The incident was something that surprised the then Australian prime minister, Malcolm Turnbull, when the Federal Bureau of Investigation called on officials in Canberra to pursue the matter. But since then, the terrier in Trump has been intoxicated by a fantasy that Downer was a sturdy plant, urged on by Papadopoulos’s thesis that the Australian was an operative of Britain’s MI6, aided by the Australian Secret Intelligence Service. Narcissism has a tendency of inflating threats.

That meeting has gained a new lease of life. Australian prime minister Scott Morrison, recently in the United States, was called by Trump as part of Barr’s effort to marshal cooperation in investigating the workings of US law enforcement and intelligence behind the 2016 campaign. The New York Times did not miss the humour of this. “In making the request – one of many at Mr Barr’s behest – Mr Trump was in effect asking the Australian government to investigate itself.”

Australia’s response has been deferential. When an Australian prime minister is courted by the US commander-in-chief, it is only important to ask one question: how high the requested jump might be. In the words of a spokesman for Morrison, “The Australian government has always been ready to assist and cooperate with efforts that help shed further light on the matters under investigation. The PM confirmed this readiness once again in conversation with the president.”

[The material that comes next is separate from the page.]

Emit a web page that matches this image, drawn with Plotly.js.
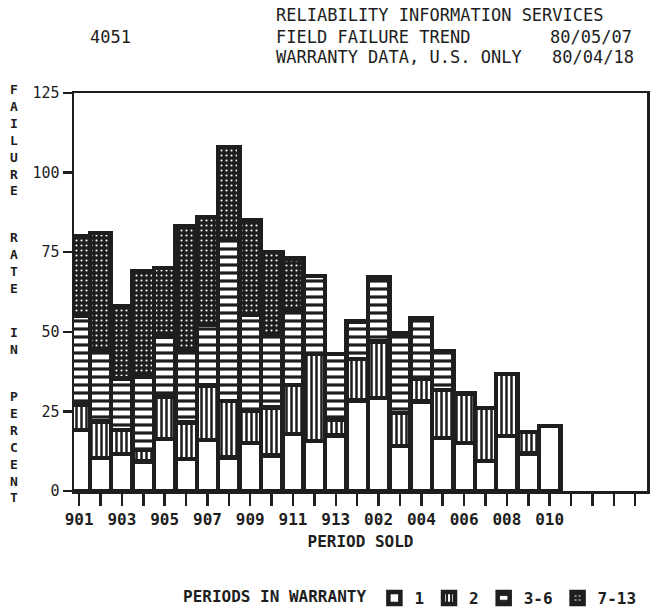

When Trump got the keys the White House, one thing was certain in what was otherwise a storm of uncertainty. The presidency would be turned into a studio, its assisting staff part of a production team of some fantasy and much absurdity. The business, transactional model of statecraft lends itself to personal touches, violent outbursts and sigh filled reconciliations. Much of it is childish, the adolescent-in-chief as protagonist seeking explanation and reassurance. But whether these efforts to ring and needles allies for the sake of domestic politics constitute abuses in law is a separate question from whether they are farcical manifestations of power. President Richard Nixon’s words seem to be summoned with ghostly relevance, mentioned in a moment of agitation to British journalist David Frost in 1977: “when the president does it, that means that it is not illegal.”